Importance of the Topic

The distribution of molecular weight in polymers is a critical parameter for predicting material performance in applications ranging from plastics processing to quality control in manufacturing. Gel permeation chromatography is a standard technique for determining polymer molecular weight averages and distribution. Accelerating this analysis without compromising accuracy addresses industry demands for high throughput and rapid decision making.

Study Objectives and Overview

This study demonstrates a high speed GPC workflow using a small particle size column and a UHPLC based system to reduce cycle time while ensuring reliable molecular weight data. A further aim is to integrate direct detection of low molecular weight additives in a single run by combining a photodiode array detector with deconvolution software, eliminating the need for preparative fractionation and secondary chromatography.

Methodology and Used Instrumentation

A UHPLC system equipped for GPC analysis was employed under the following conditions:

• System Nexera XR GPC
• Column Shodex GPC HK-404L 150 mm x 4.6 mm, 3.5 µm
• Mobile phase Tetrahydrofuran at 0.8 mL per minute
• Temperature Column and detectors held at 40 °C
• Detection Refractive index detector RI-504 and photodiode array SPD-M40 covering 190 to 400 nm
• Sample 0.2 percent polystyrene solution, injection volume 5 µL
• Analysis time Approximately 3.5 minutes per injection

Calibration was performed with nine polystyrene standards spanning molecular weights from about 1,200 to 2.48 million daltons. Repeatability was evaluated over five consecutive injections.
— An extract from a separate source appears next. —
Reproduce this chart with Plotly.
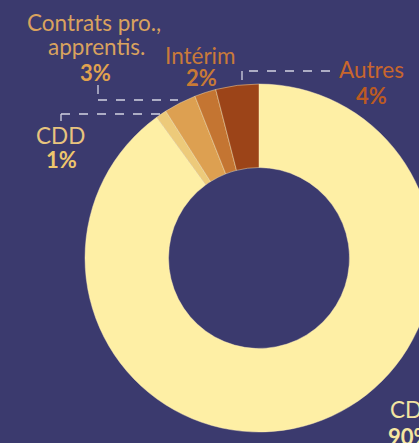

Main Results and Discussion

A linear log molecular weight versus retention time calibration curve was established with high correlation across the full standard range. High speed GPC runs exhibited an elution window of approximately 1.6 to 2.0 mL, enabling a three and a half minute cycle time with stable baselines. Calculated averages for a test polystyrene sample yielded a number average molecular weight of 2.73 x 10⁴ and a weight average molecular weight of 4.67 x 10⁴ with polydispersity of 1.71. Relative standard deviations were under 1 percent for both averages.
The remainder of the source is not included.